Multi sport venue in Perth, Western Australia

Warwick Stadium is a multi-purpose stadium located in Perth, Western Australia, catering primarily for basketball.

The stadium features eight multi-sport courts with basketball, netball and volleyball capabilities. The stadium also holds gym and fitness facilities.

The stadium is the home of the Warwick Senators in the NBL1 West.

==History==
In 1992, the Warwick Leisure Centre was built in the Perth suburb of Warwick. In 2015, the venue received an $8 million expansion, with the Churches of Christ Sport & Recreation Association (CCSRA) investing over $5.5 million and the City of Joondalup committing $2.3 million. The expansion included four new indoor courts to bring the total to eight. The venue was subsequently renamed Warwick Stadium. The renovations were completed in time for the start of the 2016 State Basketball League season.
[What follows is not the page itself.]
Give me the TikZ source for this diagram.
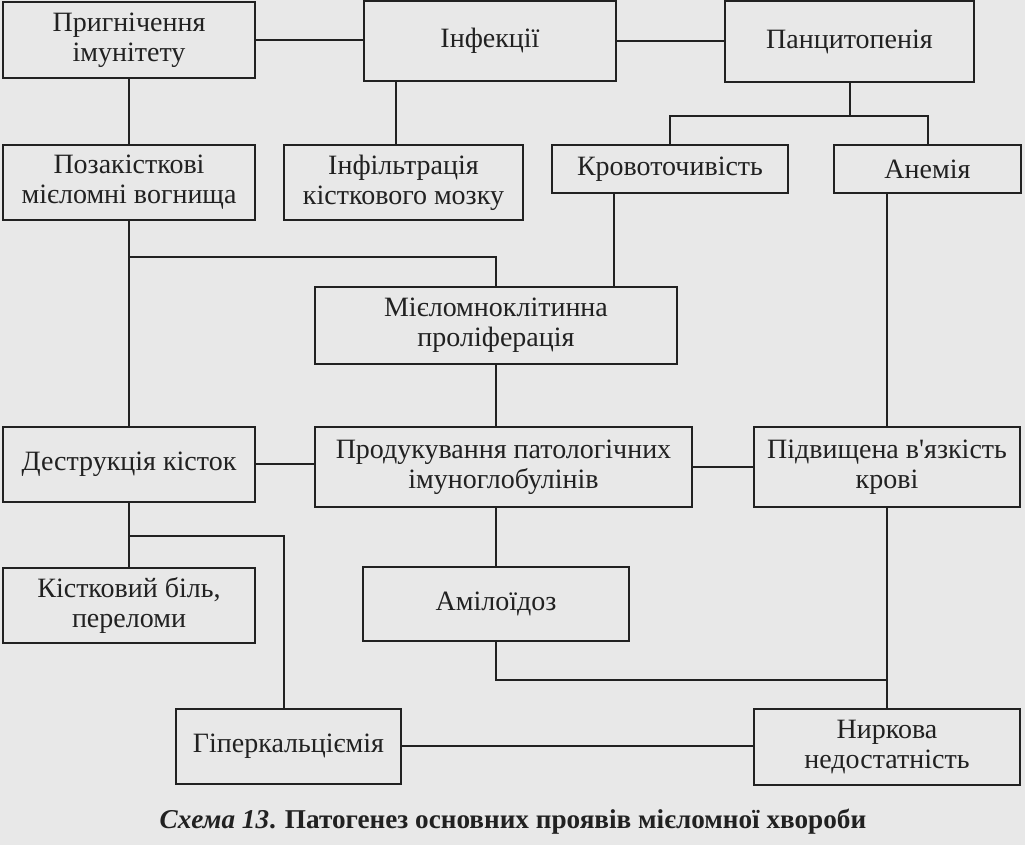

In January 2025, the WA Labor government committed $16 million for a new high performance venue at Warwick Stadium. The planned expansion includes three new courts and gym facilities to cater for elite operations of Perth's national basketball teams, the Perth Wildcats and Perth Lynx, with both clubs pledging to move their bases from the WA Basketball Centre to Warwick Stadium. Bipartisan support was confirmed the following month, with the WA Liberal Party matching the $16 million pledge. By February 2026, the planning progress had stalled amid a breakdown in communications and funding fears from the City of Joondalup.